Start Input records
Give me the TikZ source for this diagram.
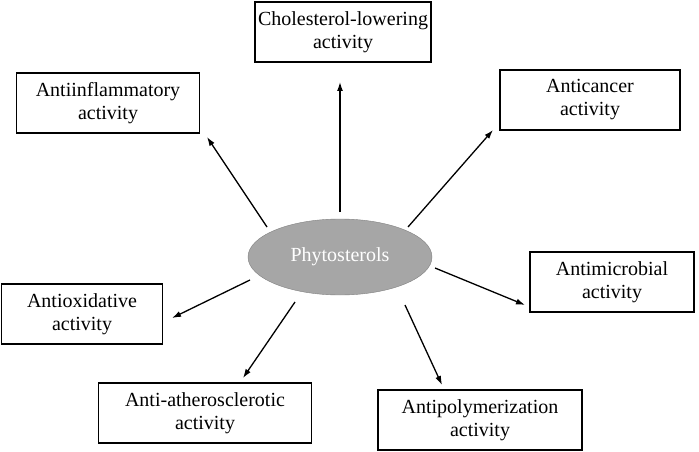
\documentclass[tikz,border=0pt]{standalone}
\usepackage{fontspec}
\setmainfont{Liberation Serif}
\usetikzlibrary{shapes.geometric,arrows.meta}
\begin{document}
\begin{tikzpicture}[x=1pt,y=-1pt,
    act/.style={draw,line width=1.2pt,minimum height=60pt,align=center,inner sep=1pt,font=\fontsize{20}{23}\selectfont},
    arr/.style={-{Latex[length=9pt,width=6pt]},line width=1.3pt}]
            \useasboundingbox (0,0) rectangle (699,452);
            \node[ellipse,fill=gray!70,draw=gray,minimum width=184pt,minimum height=76pt,text=white,
                font=\fontsize{20}{23}\selectfont] (ph) at (340,257) {Phytosterols};
            % activity boxes
            \node[act,minimum width=176pt] (chol) at (343,32) {Cholesterol-lowering\\activity};
            \node[act,minimum width=183pt] (infl) at (108,103) {Antiinflammatory\\activity};
            \node[act,minimum width=180pt] (canc) at (590,100) {Anticancer\\activity};
            \node[act,minimum width=164pt] (micr) at (612,282) {Antimicrobial\\activity};
            \node[act,minimum width=161pt] (oxid) at (82,314) {Antioxidative\\activity};
            \node[act,minimum width=213pt] (athe) at (205,413) {Anti-atherosclerotic\\activity};
            \node[act,minimum width=204pt] (poly) at (480,420) {Antipolymerization\\activity};
            % arrow ends
            \coordinate (e1) at (340,82);
            \coordinate (e2) at (207,137);
            \coordinate (e3) at (493,130);
            \coordinate (e4) at (525,305);
            \coordinate (e5) at (172,318);
            \coordinate (e6) at (243,378);
            \coordinate (e7) at (442,385);
            \coordinate (s1) at (340,212);
            \coordinate (s2) at (267,227);
            \coordinate (s3) at (408,227);
            \coordinate (s4) at (435,268);
            \coordinate (s5) at (250,280);
            \coordinate (s6) at (295,302);
            \coordinate (s7) at (405,305);
            \foreach \i in {1,...,7}
                \draw[arr] (s\i) -- (e\i);
        \end{tikzpicture}
\end{document}
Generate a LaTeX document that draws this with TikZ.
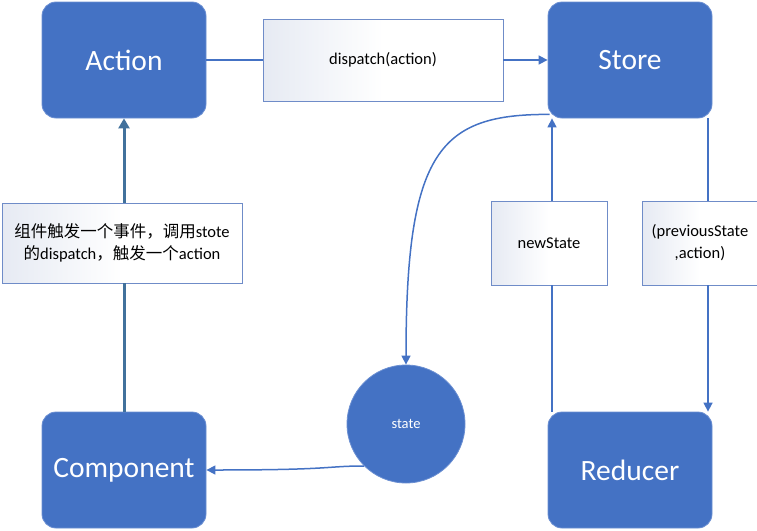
End Input records
Using the material above, return every line exactly as it appears, minus the pictures.

> _Correct answer_:
Give me the TikZ source for this diagram.
\documentclass[tikz,border=0pt]{standalone}
\usepackage{fontspec}
\setmainfont{Liberation Serif}
\usetikzlibrary{shapes.geometric,arrows.meta}
\begin{document}
\begin{tikzpicture}[x=1pt,y=-1pt,
    act/.style={draw,line width=1.2pt,minimum height=60pt,align=center,inner sep=1pt,font=\fontsize{20}{23}\selectfont},
    arr/.style={-{Latex[length=9pt,width=6pt]},line width=1.3pt}]
            \useasboundingbox (0,0) rectangle (699,452);
            \node[ellipse,fill=gray!70,draw=gray,minimum width=184pt,minimum height=76pt,text=white,
                font=\fontsize{20}{23}\selectfont] (ph) at (340,257) {Phytosterols};
            % activity boxes
            \node[act,minimum width=176pt] (chol) at (343,32) {Cholesterol-lowering\\activity};
            \node[act,minimum width=183pt] (infl) at (108,103) {Antiinflammatory\\activity};
            \node[act,minimum width=180pt] (canc) at (590,100) {Anticancer\\activity};
            \node[act,minimum width=164pt] (micr) at (612,282) {Antimicrobial\\activity};
            \node[act,minimum width=161pt] (oxid) at (82,314) {Antioxidative\\activity};
            \node[act,minimum width=213pt] (athe) at (205,413) {Anti-atherosclerotic\\activity};
            \node[act,minimum width=204pt] (poly) at (480,420) {Antipolymerization\\activity};
            % arrow ends
            \coordinate (e1) at (340,82);
            \coordinate (e2) at (207,137);
            \coordinate (e3) at (493,130);
            \coordinate (e4) at (525,305);
            \coordinate (e5) at (172,318);
            \coordinate (e6) at (243,378);
            \coordinate (e7) at (442,385);
            \coordinate (s1) at (340,212);
            \coordinate (s2) at (267,227);
            \coordinate (s3) at (408,227);
            \coordinate (s4) at (435,268);
            \coordinate (s5) at (250,280);
            \coordinate (s6) at (295,302);
            \coordinate (s7) at (405,305);
            \foreach \i in {1,...,7}
                \draw[arr] (s\i) -- (e\i);
        \end{tikzpicture}
\end{document}
Generate a LaTeX document that draws this with TikZ.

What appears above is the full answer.